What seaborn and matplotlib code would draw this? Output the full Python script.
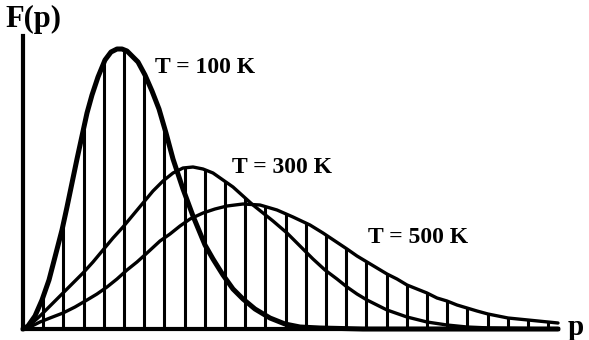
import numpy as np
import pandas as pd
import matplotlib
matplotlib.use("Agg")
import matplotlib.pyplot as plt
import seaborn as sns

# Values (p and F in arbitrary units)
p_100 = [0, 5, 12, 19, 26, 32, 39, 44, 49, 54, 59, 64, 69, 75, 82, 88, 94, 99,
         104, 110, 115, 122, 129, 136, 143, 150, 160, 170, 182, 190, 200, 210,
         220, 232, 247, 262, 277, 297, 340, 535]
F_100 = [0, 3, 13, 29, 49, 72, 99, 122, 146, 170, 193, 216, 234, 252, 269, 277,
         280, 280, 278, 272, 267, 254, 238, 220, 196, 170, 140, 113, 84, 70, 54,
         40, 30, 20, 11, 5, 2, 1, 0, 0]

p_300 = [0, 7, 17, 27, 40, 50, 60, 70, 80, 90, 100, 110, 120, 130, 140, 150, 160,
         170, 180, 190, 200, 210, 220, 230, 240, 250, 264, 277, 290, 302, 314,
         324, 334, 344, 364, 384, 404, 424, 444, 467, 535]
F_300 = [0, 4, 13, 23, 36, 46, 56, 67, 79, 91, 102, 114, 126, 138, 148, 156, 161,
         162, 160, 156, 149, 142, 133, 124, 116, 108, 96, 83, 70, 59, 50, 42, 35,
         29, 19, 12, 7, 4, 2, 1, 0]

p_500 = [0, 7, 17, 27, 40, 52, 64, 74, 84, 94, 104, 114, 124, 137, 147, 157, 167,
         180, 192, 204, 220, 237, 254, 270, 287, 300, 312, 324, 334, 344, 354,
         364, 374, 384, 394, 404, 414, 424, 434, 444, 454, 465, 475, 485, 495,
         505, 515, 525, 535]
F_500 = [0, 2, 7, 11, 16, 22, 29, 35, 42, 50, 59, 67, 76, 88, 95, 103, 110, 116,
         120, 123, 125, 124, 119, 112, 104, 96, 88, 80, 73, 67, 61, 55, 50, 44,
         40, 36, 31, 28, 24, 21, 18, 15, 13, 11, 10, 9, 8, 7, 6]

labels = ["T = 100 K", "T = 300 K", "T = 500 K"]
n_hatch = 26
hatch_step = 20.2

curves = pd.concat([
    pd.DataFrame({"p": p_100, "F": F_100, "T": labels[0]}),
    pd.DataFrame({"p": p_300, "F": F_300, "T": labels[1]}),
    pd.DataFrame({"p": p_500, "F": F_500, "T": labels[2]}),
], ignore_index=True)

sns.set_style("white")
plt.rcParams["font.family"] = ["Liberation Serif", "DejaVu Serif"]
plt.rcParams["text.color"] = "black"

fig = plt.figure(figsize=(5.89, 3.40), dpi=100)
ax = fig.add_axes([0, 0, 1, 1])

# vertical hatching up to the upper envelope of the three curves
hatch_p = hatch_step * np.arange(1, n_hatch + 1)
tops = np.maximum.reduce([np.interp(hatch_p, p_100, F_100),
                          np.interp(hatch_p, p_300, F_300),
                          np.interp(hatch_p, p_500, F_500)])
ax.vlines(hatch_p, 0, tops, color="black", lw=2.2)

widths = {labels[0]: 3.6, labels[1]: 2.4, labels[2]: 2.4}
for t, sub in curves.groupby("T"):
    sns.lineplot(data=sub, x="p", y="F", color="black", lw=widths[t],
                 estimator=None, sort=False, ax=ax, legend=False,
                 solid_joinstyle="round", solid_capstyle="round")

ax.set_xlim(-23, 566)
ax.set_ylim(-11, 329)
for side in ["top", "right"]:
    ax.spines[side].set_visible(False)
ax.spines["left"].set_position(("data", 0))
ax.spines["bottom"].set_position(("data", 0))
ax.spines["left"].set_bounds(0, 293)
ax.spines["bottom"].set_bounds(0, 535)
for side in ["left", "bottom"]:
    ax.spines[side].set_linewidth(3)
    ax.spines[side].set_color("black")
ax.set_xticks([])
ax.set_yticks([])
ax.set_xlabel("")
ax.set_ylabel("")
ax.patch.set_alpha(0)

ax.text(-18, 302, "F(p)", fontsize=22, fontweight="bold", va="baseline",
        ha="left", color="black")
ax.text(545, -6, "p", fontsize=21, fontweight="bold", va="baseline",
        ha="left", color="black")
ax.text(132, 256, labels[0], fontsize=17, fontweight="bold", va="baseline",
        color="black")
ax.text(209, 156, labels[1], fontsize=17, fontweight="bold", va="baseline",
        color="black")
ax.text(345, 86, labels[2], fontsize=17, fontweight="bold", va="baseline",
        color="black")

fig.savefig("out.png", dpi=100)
*-*-*
→ **What you should do**:
Transcribe the full listing above exactly, with the images removed.

→ **Full response**:
What seaborn and matplotlib code would draw this? Output the full Python script.
import numpy as np
import pandas as pd
import matplotlib
matplotlib.use("Agg")
import matplotlib.pyplot as plt
import seaborn as sns

# Values (p and F in arbitrary units)
p_100 = [0, 5, 12, 19, 26, 32, 39, 44, 49, 54, 59, 64, 69, 75, 82, 88, 94, 99,
         104, 110, 115, 122, 129, 136, 143, 150, 160, 170, 182, 190, 200, 210,
         220, 232, 247, 262, 277, 297, 340, 535]
F_100 = [0, 3, 13, 29, 49, 72, 99, 122, 146, 170, 193, 216, 234, 252, 269, 277,
         280, 280, 278, 272, 267, 254, 238, 220, 196, 170, 140, 113, 84, 70, 54,
         40, 30, 20, 11, 5, 2, 1, 0, 0]

p_300 = [0, 7, 17, 27, 40, 50, 60, 70, 80, 90, 100, 110, 120, 130, 140, 150, 160,
         170, 180, 190, 200, 210, 220, 230, 240, 250, 264, 277, 290, 302, 314,
         324, 334, 344, 364, 384, 404, 424, 444, 467, 535]
F_300 = [0, 4, 13, 23, 36, 46, 56, 67, 79, 91, 102, 114, 126, 138, 148, 156, 161,
         162, 160, 156, 149, 142, 133, 124, 116, 108, 96, 83, 70, 59, 50, 42, 35,
         29, 19, 12, 7, 4, 2, 1, 0]

p_500 = [0, 7, 17, 27, 40, 52, 64, 74, 84, 94, 104, 114, 124, 137, 147, 157, 167,
         180, 192, 204, 220, 237, 254, 270, 287, 300, 312, 324, 334, 344, 354,
         364, 374, 384, 394, 404, 414, 424, 434, 444, 454, 465, 475, 485, 495,
         505, 515, 525, 535]
F_500 = [0, 2, 7, 11, 16, 22, 29, 35, 42, 50, 59, 67, 76, 88, 95, 103, 110, 116,
         120, 123, 125, 124, 119, 112, 104, 96, 88, 80, 73, 67, 61, 55, 50, 44,
         40, 36, 31, 28, 24, 21, 18, 15, 13, 11, 10, 9, 8, 7, 6]

labels = ["T = 100 K", "T = 300 K", "T = 500 K"]
n_hatch = 26
hatch_step = 20.2

curves = pd.concat([
    pd.DataFrame({"p": p_100, "F": F_100, "T": labels[0]}),
    pd.DataFrame({"p": p_300, "F": F_300, "T": labels[1]}),
    pd.DataFrame({"p": p_500, "F": F_500, "T": labels[2]}),
], ignore_index=True)

sns.set_style("white")
plt.rcParams["font.family"] = ["Liberation Serif", "DejaVu Serif"]
plt.rcParams["text.color"] = "black"

fig = plt.figure(figsize=(5.89, 3.40), dpi=100)
ax = fig.add_axes([0, 0, 1, 1])

# vertical hatching up to the upper envelope of the three curves
hatch_p = hatch_step * np.arange(1, n_hatch + 1)
tops = np.maximum.reduce([np.interp(hatch_p, p_100, F_100),
                          np.interp(hatch_p, p_300, F_300),
                          np.interp(hatch_p, p_500, F_500)])
ax.vlines(hatch_p, 0, tops, color="black", lw=2.2)

widths = {labels[0]: 3.6, labels[1]: 2.4, labels[2]: 2.4}
for t, sub in curves.groupby("T"):
    sns.lineplot(data=sub, x="p", y="F", color="black", lw=widths[t],
                 estimator=None, sort=False, ax=ax, legend=False,
                 solid_joinstyle="round", solid_capstyle="round")

ax.set_xlim(-23, 566)
ax.set_ylim(-11, 329)
for side in ["top", "right"]:
    ax.spines[side].set_visible(False)
ax.spines["left"].set_position(("data", 0))
ax.spines["bottom"].set_position(("data", 0))
ax.spines["left"].set_bounds(0, 293)
ax.spines["bottom"].set_bounds(0, 535)
for side in ["left", "bottom"]:
    ax.spines[side].set_linewidth(3)
    ax.spines[side].set_color("black")
ax.set_xticks([])
ax.set_yticks([])
ax.set_xlabel("")
ax.set_ylabel("")
ax.patch.set_alpha(0)

ax.text(-18, 302, "F(p)", fontsize=22, fontweight="bold", va="baseline",
        ha="left", color="black")
ax.text(545, -6, "p", fontsize=21, fontweight="bold", va="baseline",
        ha="left", color="black")
ax.text(132, 256, labels[0], fontsize=17, fontweight="bold", va="baseline",
        color="black")
ax.text(209, 156, labels[1], fontsize=17, fontweight="bold", va="baseline",
        color="black")
ax.text(345, 86, labels[2], fontsize=17, fontweight="bold", va="baseline",
        color="black")

fig.savefig("out.png", dpi=100)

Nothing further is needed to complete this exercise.